On Tuesday, a U.S. military strike killed four people aboard a vessel in the eastern Pacific Ocean, the fourth such attack announced in as many days. The cumulative death toll from seven months of these operations has now reached 175.
The campaign began in early September, predating the January capture of former Venezuelan President Nicolás Maduro, who was brought to New York on drug trafficking charges and has pleaded not guilty. U.S. Southern Command released aerial video of Tuesday's strike, showing the vessel before and after impact. The operations have continued even as the military remains engaged in the Iran war.
The Trump administration characterizes the strikes as a necessary escalation in what the president has called an "armed conflict" with Latin American cartels, arguing the targeted vessels were operated by designated terrorist organizations moving drugs through known trafficking corridors. But the military has released little evidence supporting either the legal basis for the strikes or their effectiveness in reducing the drug supply reaching American communities.
Two criticisms have emerged with particular force. The first is legal: the strikes lack clear congressional authorization or an established international framework, raising serious questions about whether the military holds the authority to conduct them. The second is strategic: fentanyl, the drug at the center of America's overdose crisis, enters the United States primarily overland from Mexico — not by sea. If the trafficking routes being struck are peripheral to the actual flow of the drug, critics argue, the mounting death toll may be answering a question no one asked.
The administration has offered little response to either challenge. The campaign continues.
On Tuesday, a U.S. military projectile struck a vessel in the eastern Pacific Ocean, killing four people aboard. The boat, according to military statements, was suspected of carrying drugs along routes known to traffickers. The strike was the fourth announced in as many days, and it pushed the cumulative death toll from seven months of similar operations to 175.
The campaign began in early September, months before the January raid that captured former Venezuelan President Nicolás Maduro and brought him to New York to face drug trafficking charges. He has pleaded not guilty. Throughout this period, even as the military has been heavily engaged with the Iran war, these maritime operations have continued. U.S. Southern Command released aerial video of Tuesday's strike showing the vessel in the water before impact and explosion.

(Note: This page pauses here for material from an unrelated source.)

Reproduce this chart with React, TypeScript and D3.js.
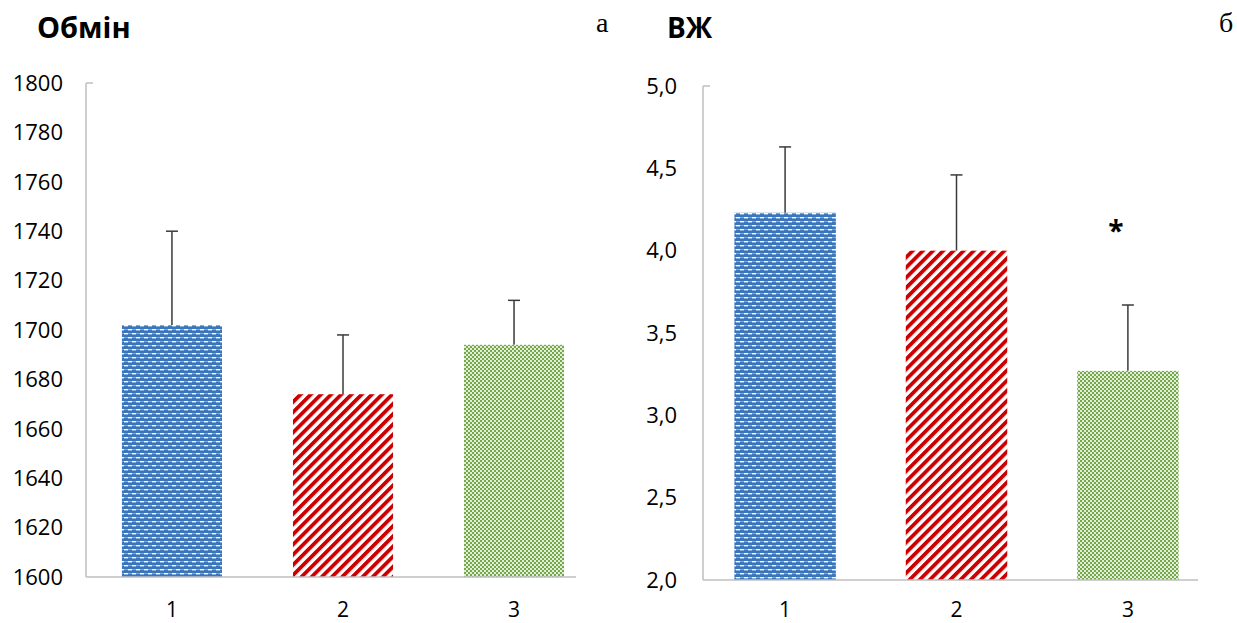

The Trump administration frames these attacks as a necessary escalation in what the president has called an "armed conflict" with cartels operating in Latin America. Officials say the vessels were operated by organizations designated as terrorist entities and were transiting known narco-trafficking corridors while engaged in drug operations. The administration has tied the campaign to a broader effort to reduce the flow of drugs into the United States and, by extension, to prevent the fatal overdoses that have claimed American lives. Yet the military has released limited evidence supporting these characterizations or demonstrating the strikes' effectiveness.
The human toll continues to mount. Four people died in Tuesday's strike. The U.S. Coast Guard suspended its search for a survivor from an attack that occurred on Saturday. The 175 deaths represent the documented cost of seven months of operations.
Critics have raised two fundamental questions. The first concerns legality: the strikes themselves, conducted without clear congressional authorization or international legal framework, have drawn scrutiny from those questioning whether the military has the authority to conduct such operations. The second concerns strategy. Fentanyl, the drug driving much of the overdose crisis in America, typically enters the country not by sea but overland from Mexico, where it is produced using chemicals imported from China and India. If the primary trafficking route is terrestrial, critics argue, maritime strikes in the Pacific may not address the problem they claim to solve. The administration has offered little response to this logic, and the campaign continues.
Notable Quotes
The U.S. is in 'armed conflict' with cartels in Latin America— President Donald Trump
The military said all vessels were 'operated by Designated Terrorist Organizations' and were engaged in narco-trafficking operations, but did not provide evidence— U.S. military statement
The Hearth Conversation Another angle on the story
Why is the administration striking boats in the Pacific if fentanyl is coming through Mexico by land?
That's the central tension. The strikes are framed as anti-drug operations, but the actual supply chain for the deadliest drug doesn't move through those waters in the way the campaign suggests.
So what are they actually hitting?
Vessels that may be involved in drug trafficking, yes. But whether they're moving the drugs that are killing Americans—that's unclear. The administration hasn't made that case.
Has anyone asked them directly?
Critics have raised it publicly. The administration's response has been to emphasize the scale of the problem and the need for aggressive action, not to address the specific question about effectiveness.
What about the legal side? Can the military just do this?
That's the other question hanging over the campaign. There's no clear congressional authorization, no obvious international legal basis. The administration calls it armed conflict with cartels, but that framing itself is contested.
And this has been going on for seven months?
Since early September. Through the Iran war, through the Maduro capture, continuously. The machinery keeps running.